* begin Given data *
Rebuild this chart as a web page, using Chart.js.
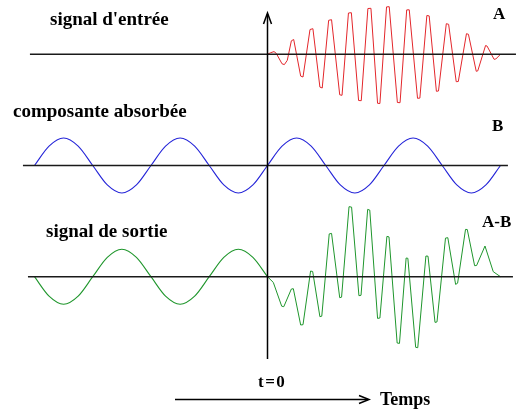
<!DOCTYPE html>
<html>
<head>
<meta charset="utf-8">
<script src="https://cdn.jsdelivr.net/npm/chart.js@4"></script>
<style>
  body { margin: 0; background: #ffffff; }
  #wrap { width: 519px; height: 411px; }
</style>
</head>
<body>
<div id="wrap"><canvas id="chart" width="519" height="411"></canvas></div>
<script>
// Time runs from -20 to 20, one period of B = 10 units, t=0 at the vertical axis

// A: input signal (only after t=0)
const inputTimes = [0, 0.25, 0.56, 0.75, 1.25, 1.45, 1.7, 2.05, 2.25, 2.85, 3.05, 3.65, 3.9, 4.5, 4.7,
    5.25, 5.5, 6.2, 6.4, 6.95, 7.2, 7.82, 8.05, 8.62, 8.88, 9.45, 9.65, 10.22, 10.45, 11.15, 11.38,
    11.95, 12.17, 12.88, 13.08, 13.68, 13.88, 14.5, 14.68, 15.35, 15.55, 16.2, 16.38, 17.08, 17.25,
    17.92, 18.05, 18.72, 18.85, 19.45, 19.6, 20];
const inputValues = [0, 1.5, 2.7, 1, -9.5, -10.3, -6, 13.5, 14.8, -21.8, -22.7, 24.8, 25.6, -32.8, -33.7,
    34, 34.6, -40.5, -41, 41.3, 41.6, -46.2, -46.4, 45.8, 46, -49, -49.2, 47.4, 47.6, -48.2, -48.4,
    44.4, 44.5, -44, -43.8, 38.8, 38.4, -37, -36.7, 30.6, 30, -27.4, -27.2, 20.6, 20,
    -17, -16.6, 8.8, 8.2, -5, -4.7, 0];

// B: absorbed component
const absorbedTimes = [-20, -18.75, -17.5, -16.25, -15, -13.75, -12.5, -11.25, -10, -8.75, -7.5, -6.25,
    -5, -3.75, -2.5, -1.25, 0, 1.25, 2.5, 3.75, 5, 6.25, 7.5, 8.75, 10, 11.25, 12.5, 13.75, 15,
    16.25, 17.5, 18.75, 20];
const absorbedValues = [0, 19.4, 27.5, 19.4, 0, -19.4, -27.5, -19.4, 0, 19.4, 27.5, 19.4,
    0, -19.4, -27.5, -19.4, 0, 19.4, 27.5, 19.4, 0, -19.4, -27.5, -19.4, 0, 19.4, 27.5, 19.4, 0,
    -19.4, -27.5, -19.4, 0];

// A-B: output signal, before t=0 (smooth) and after t=0 (sampled)
const outputBeforeTimes = [-20, -18.75, -17.5, -16.25, -15, -13.75, -12.5, -11.25, -10, -8.75, -7.5,
    -6.25, -5, -3.75, -2.5, -1.25, 0];
const outputBeforeValues = [0, -19.4, -27.5, -19.4, 0, 19.4, 27.5, 19.4, 0, -19.4, -27.5,
    -19.4, 0, 19.4, 27.5, 19.4, 0];
const outputAfterTimes = [0, 0.5, 1.22, 1.4, 2.05, 2.22, 2.85, 3.05, 3.7, 3.88, 4.5, 4.66, 5.3, 5.5,
    6.2, 6.36, 7.0, 7.22, 7.85, 8.03, 8.6, 8.78, 9.45, 9.65, 10.25, 10.43, 11.13, 11.33, 11.9, 12.05,
    12.72, 12.9, 13.6, 13.78, 14.38, 14.55, 15.28, 15.48, 16.15, 16.32, 17.0, 17.15, 17.78, 17.95,
    18.67, 19.38, 20];
const outputAfterValues = [0, -5.7, -29.5, -30, -12.3, -12, -48.3, -48, 5.7, 5.2, -40, -39.5, 42.8, 43.3,
    -21, -20.5, 70, 69.6, -19, -18.6, 67.3, 66.6, -41.7, -41.3, 40.3, 39.8, -66.3, -66.7, 18.7, 18.4,
    -70.6, -71, 20.7, 20.5, -45.7, -45.2, 38.6, 39, -7.7, -6.5, 47.3, 47.2, 11, 11.2,
    30.7, 5, 0];

// Text labels
const rowTitles = ["signal d'entrée", "composante absorbée", "signal de sortie"];
const rowLetters = ["A", "B", "A-B"];
const timeZeroLabel = "t=0";
const timeAxisLabel = "Temps";

// Extent of the three zero lines (in time units)
const baselineStart = [-20.39, -20.99, -20.56];
const baselineEnd = [21.33, 20.64, 21.07];

function toPoints(times, values) {
    return times.map(function (t, i) { return { x: t, y: values[i] }; });
}

const serif = '"Liberation Serif", "Times New Roman", serif';

// Zero lines, time axis and the texts
const decorations = {
    id: 'decorations',
    afterDatasetsDraw: function (chart) {
        const ctx = chart.ctx;
        const xs = chart.scales.x;
        const axes = ['yA', 'yB', 'yC'];
        ctx.save();

        // zero lines
        ctx.strokeStyle = '#1a1a1a';
        ctx.lineWidth = 1.6;
        axes.forEach(function (id, i) {
            const y = chart.scales[id].getPixelForValue(0);
            ctx.beginPath();
            ctx.moveTo(xs.getPixelForValue(baselineStart[i]), y);
            ctx.lineTo(xs.getPixelForValue(baselineEnd[i]), y);
            ctx.stroke();
        });

        // vertical axis at t=0
        const x0 = Math.round(xs.getPixelForValue(0)) + 0.5;
        ctx.lineWidth = 1.5;
        ctx.strokeStyle = '#000';
        ctx.beginPath();
        ctx.moveTo(x0, 14);
        ctx.lineTo(x0, 359);
        ctx.stroke();
        ctx.beginPath();
        ctx.moveTo(x0 - 4, 24);
        ctx.lineTo(x0, 13);
        ctx.lineTo(x0 + 4, 24);
        ctx.stroke();

        // time arrow
        ctx.beginPath();
        ctx.moveTo(175, 399.5);
        ctx.lineTo(368, 399.5);
        ctx.stroke();
        ctx.beginPath();
        ctx.moveTo(359, 395.5);
        ctx.lineTo(369, 399.5);
        ctx.lineTo(359, 403.5);
        ctx.stroke();

        // texts
        ctx.fillStyle = '#000';
        ctx.textBaseline = 'alphabetic';
        ctx.textAlign = 'left';
        ctx.font = 'bold 19px ' + serif;
        ctx.fillText(rowTitles[0], 50, 25);
        ctx.fillText(rowTitles[1], 13, 117);
        ctx.fillText(rowTitles[2], 46, 237);

        ctx.font = 'bold 17px ' + serif;
        ctx.fillText(rowLetters[0], 493, 19);
        ctx.fillText(rowLetters[1], 492, 131);
        ctx.fillText(rowLetters[2], 482, 227);

        ctx.font = 'bold 17px ' + serif;
        ctx.letterSpacing = '1.5px';
        ctx.fillText(timeZeroLabel, 258, 387);
        ctx.letterSpacing = '0px';
        ctx.font = 'bold 18px ' + serif;
        ctx.fillText(timeAxisLabel, 380, 405);

        ctx.restore();
    }
};

const ctx = document.getElementById('chart').getContext('2d');
const signalChart = new Chart(ctx, {
    type: 'scatter',
    data: {
        datasets: [
            {
                label: 'A',
                data: toPoints(inputTimes, inputValues),
                yAxisID: 'yA',
                showLine: true,
                borderColor: '#e3262b',
                borderWidth: 1,
                pointRadius: 0,
                tension: 0
            },
            {
                label: 'B',
                data: toPoints(absorbedTimes, absorbedValues),
                yAxisID: 'yB',
                showLine: true,
                borderColor: '#2424d8',
                borderWidth: 1.1,
                pointRadius: 0,
                cubicInterpolationMode: 'monotone'
            },
            {
                label: 'A-B (t<0)',
                data: toPoints(outputBeforeTimes, outputBeforeValues),
                yAxisID: 'yC',
                showLine: true,
                borderColor: '#1f962c',
                borderWidth: 1.1,
                pointRadius: 0,
                cubicInterpolationMode: 'monotone'
            },
            {
                label: 'A-B (t>0)',
                data: toPoints(outputAfterTimes, outputAfterValues),
                yAxisID: 'yC',
                showLine: true,
                borderColor: '#1f962c',
                borderWidth: 1,
                pointRadius: 0,
                tension: 0
            }
        ]
    },
    options: {
        responsive: false,
        animation: false,
        devicePixelRatio: 1,
        layout: { padding: 0 },
        plugins: {
            legend: { display: false },
            tooltip: { enabled: false }
        },
        scales: {
            x: { type: 'linear', display: false, min: -22.96, max: 21.59 },
            yA: { type: 'linear', display: false, min: -356.7, max: 54.3 },
            yB: { type: 'linear', display: false, min: -245.5, max: 165.5 },
            yC: { type: 'linear', display: false, min: -134.3, max: 276.7 }
        }
    },
    plugins: [decorations]
});
</script>
</body>
</html>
* end Given data *
* Aim of the task
Please restate the material above line by line, exactly, beginning at its first line and ending with the line that contains "-19.4, -27.5, -19.4, 0];", without any pictures.

* Written response
Rebuild this chart as a web page, using Chart.js.
<!DOCTYPE html>
<html>
<head>
<meta charset="utf-8">
<script src="https://cdn.jsdelivr.net/npm/chart.js@4"></script>
<style>
  body { margin: 0; background: #ffffff; }
  #wrap { width: 519px; height: 411px; }
</style>
</head>
<body>
<div id="wrap"><canvas id="chart" width="519" height="411"></canvas></div>
<script>
// Time runs from -20 to 20, one period of B = 10 units, t=0 at the vertical axis

// A: input signal (only after t=0)
const inputTimes = [0, 0.25, 0.56, 0.75, 1.25, 1.45, 1.7, 2.05, 2.25, 2.85, 3.05, 3.65, 3.9, 4.5, 4.7,
    5.25, 5.5, 6.2, 6.4, 6.95, 7.2, 7.82, 8.05, 8.62, 8.88, 9.45, 9.65, 10.22, 10.45, 11.15, 11.38,
    11.95, 12.17, 12.88, 13.08, 13.68, 13.88, 14.5, 14.68, 15.35, 15.55, 16.2, 16.38, 17.08, 17.25,
    17.92, 18.05, 18.72, 18.85, 19.45, 19.6, 20];
const inputValues = [0, 1.5, 2.7, 1, -9.5, -10.3, -6, 13.5, 14.8, -21.8, -22.7, 24.8, 25.6, -32.8, -33.7,
    34, 34.6, -40.5, -41, 41.3, 41.6, -46.2, -46.4, 45.8, 46, -49, -49.2, 47.4, 47.6, -48.2, -48.4,
    44.4, 44.5, -44, -43.8, 38.8, 38.4, -37, -36.7, 30.6, 30, -27.4, -27.2, 20.6, 20,
    -17, -16.6, 8.8, 8.2, -5, -4.7, 0];

// B: absorbed component
const absorbedTimes = [-20, -18.75, -17.5, -16.25, -15, -13.75, -12.5, -11.25, -10, -8.75, -7.5, -6.25,
    -5, -3.75, -2.5, -1.25, 0, 1.25, 2.5, 3.75, 5, 6.25, 7.5, 8.75, 10, 11.25, 12.5, 13.75, 15,
    16.25, 17.5, 18.75, 20];
const absorbedValues = [0, 19.4, 27.5, 19.4, 0, -19.4, -27.5, -19.4, 0, 19.4, 27.5, 19.4,
    0, -19.4, -27.5, -19.4, 0, 19.4, 27.5, 19.4, 0, -19.4, -27.5, -19.4, 0, 19.4, 27.5, 19.4, 0,
    -19.4, -27.5, -19.4, 0];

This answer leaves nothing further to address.